What has made anti-black violence such a predominant feature of life not only in the U.S. but around the world? Why does race seem to color almost every feature of our moral and political universe?
How does slavery, in all of its cultural, intellectual, and other modern forms, continue to define the African American experience?
Frank B. Wilderson explores those questions – newly resonant in the wake of the death of George Floyd at the hands of four Minneapolis police officers – in his new book Afropessimism, which the University of California, Irvine, professor discusses in a special, two-part online Library event. After his brief presentation, he is joined by former Library media specialist Lorenzo Butler in an expanded conversation on the challenges inherent to the lives of African Americans.
Wilderson grew up in the 1960s in a predominantly white neighborhood in Minneapolis, where he said his academic parents “did not want me to be a discredit to my race.” Thus, he couldn’t dance or sing in talent shows. He had to memorize poems and recite the likes of Kipling’s Gunga Din “to show how intelligent I was.” He became one of our most profound scholars on the black experience in America and a co-architect of Afropessimism, an increasingly prominent intellectual movement that sees blackness through the lens of perpetual slavery.
He argues that blacks, unlike any other disenfranchised group, essentially will remain slaves in a world in which they can never be truly regarded as human beings, where, “at every scale of abstraction, violence saturates black life.”

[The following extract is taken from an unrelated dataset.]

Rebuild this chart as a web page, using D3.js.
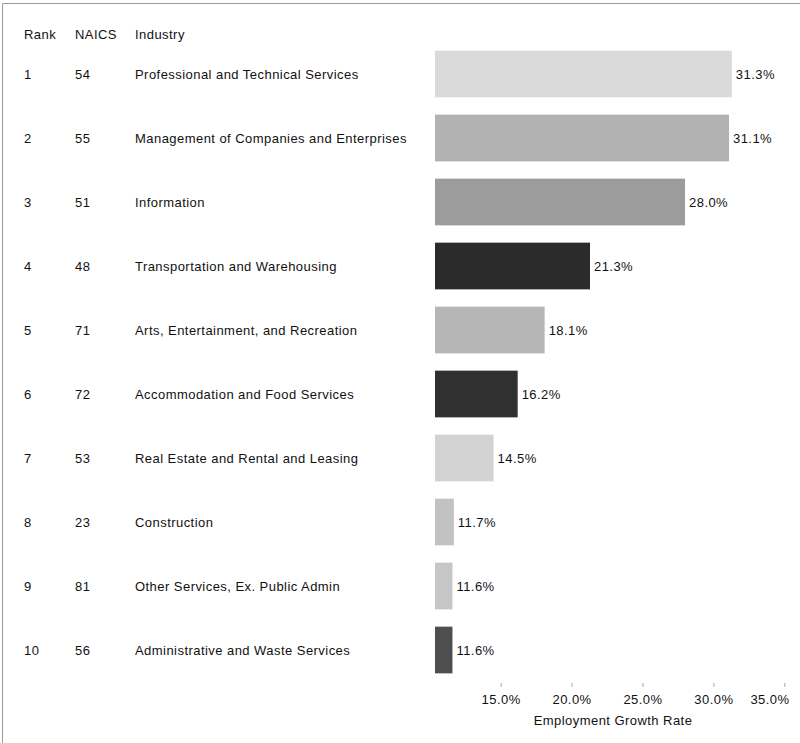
<!DOCTYPE html>
<html>
<head>
<meta charset="utf-8">
<script src="https://cdn.jsdelivr.net/npm/d3@7"></script>
<style>
  html, body { margin: 0; padding: 0; background: #fff; }
  svg { display: block; font-family: "Liberation Sans", Arial, sans-serif; }
  svg text { letter-spacing: 0.45px; }
</style>
</head>
<body>
<svg id="chart" width="800" height="743"></svg>
<script>
// Top ten industries by employment growth
const ranks = [1, 2, 3, 4, 5, 6, 7, 8, 9, 10];
const naics = ["54", "55", "51", "48", "71", "72", "53", "23", "81", "56"];
const industries = [
  "Professional and Technical Services",
  "Management of Companies and Enterprises",
  "Information",
  "Transportation and Warehousing",
  "Arts, Entertainment, and Recreation",
  "Accommodation and Food Services",
  "Real Estate and Rental and Leasing",
  "Construction",
  "Other Services, Ex. Public Admin",
  "Administrative and Waste Services"
];
const growth = [31.3, 31.1, 28.0, 21.3, 18.1, 16.2, 14.5, 11.7, 11.6, 11.6];
const barColors = ["#dadada", "#b2b2b2", "#9c9c9c", "#2b2b2b", "#b6b6b6",
                   "#303030", "#d2d2d2", "#c2c2c2", "#c6c6c6", "#4e4e4e"];
const tickValues = [15, 20, 25, 30, 35];
const headers = ["Rank", "NAICS", "Industry"];

const svg = d3.select("#chart");

// frame: left and top rules
svg.append("path")
  .attr("d", "M2.5,743 V3.5 H800")
  .attr("fill", "none").attr("stroke", "#9a9a9a").attr("stroke-width", 1);

const x = d3.scaleLinear().domain([10.37, 35]).range([435, 784.3]);
const y = d3.scaleBand().domain(ranks).range([42, 682]).paddingInner(0.27).paddingOuter(0.135);

const colX = [24, 75, 135];
const fontSize = 13;

// column headers
svg.append("g").selectAll("text").data(headers).join("text")
  .attr("x", (d, i) => colX[i]).attr("y", 34)
  .attr("dy", "0.35em")
  .attr("font-size", fontSize).attr("fill", "#111")
  .text(d => d);

const rows = svg.append("g").selectAll("g").data(ranks).join("g");
const rowY = d => y(d) + y.bandwidth() / 2;

rows.append("text")
  .attr("x", colX[0]).attr("y", rowY).attr("dy", "0.35em")
  .attr("font-size", fontSize).attr("fill", "#111").text(d => d);
rows.append("text")
  .attr("x", colX[1]).attr("y", rowY).attr("dy", "0.35em")
  .attr("font-size", fontSize).attr("fill", "#111").text((d, i) => naics[i]);
rows.append("text")
  .attr("x", colX[2]).attr("y", rowY).attr("dy", "0.35em")
  .attr("font-size", fontSize).attr("fill", "#111").text((d, i) => industries[i]);

// bars
rows.append("rect")
  .attr("x", x(x.domain()[0]))
  .attr("y", d => y(d))
  .attr("width", (d, i) => x(growth[i]) - x(x.domain()[0]))
  .attr("height", y.bandwidth())
  .attr("fill", (d, i) => barColors[i]);

// value labels
rows.append("text")
  .attr("x", (d, i) => x(growth[i]) + 4)
  .attr("y", rowY).attr("dy", "0.35em")
  .attr("font-size", fontSize).attr("fill", "#111")
  .text((d, i) => growth[i].toFixed(1) + "%");

// x axis: tiny ticks, no domain line
const axis = svg.append("g").attr("transform", "translate(0,683)")
  .call(d3.axisBottom(x).tickValues(tickValues).tickSize(4).tickPadding(8)
        .tickFormat(d => d.toFixed(1) + "%"));
axis.select(".domain").remove();
axis.selectAll("line").attr("stroke", "#aaa");
axis.selectAll("text").attr("font-size", fontSize).attr("fill", "#111")
  .attr("font-family", "\"Liberation Sans\", Arial, sans-serif");
// keep the last tick label inside the frame
axis.selectAll(".tick").filter(d => d === 35).select("text")
  .attr("text-anchor", "end").attr("x", 789 - x(35));

svg.append("text")
  .attr("x", 613).attr("y", 720).attr("dy", "0.35em")
  .attr("text-anchor", "middle").attr("font-size", fontSize).attr("fill", "#111")
  .text("Employment Growth Rate");
</script>
</body>
</html>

Wilderson is a professor and chair of the Department of African American Studies at UC Irvine and the author of two other books, Incognegro: A Memoir of Exile and Apartheid and Red, White & Black. He has received a National Endowment for the Arts Literature Fellowship and the Zora Neale Hurston/Richard Wright Legacy Award for Creative Nonfiction, among other literary honors.
Butler was part of the Library's public affairs staff for seven years, until October 2013, and now is the director of business communications for the National Basketball Association's Miami Heat.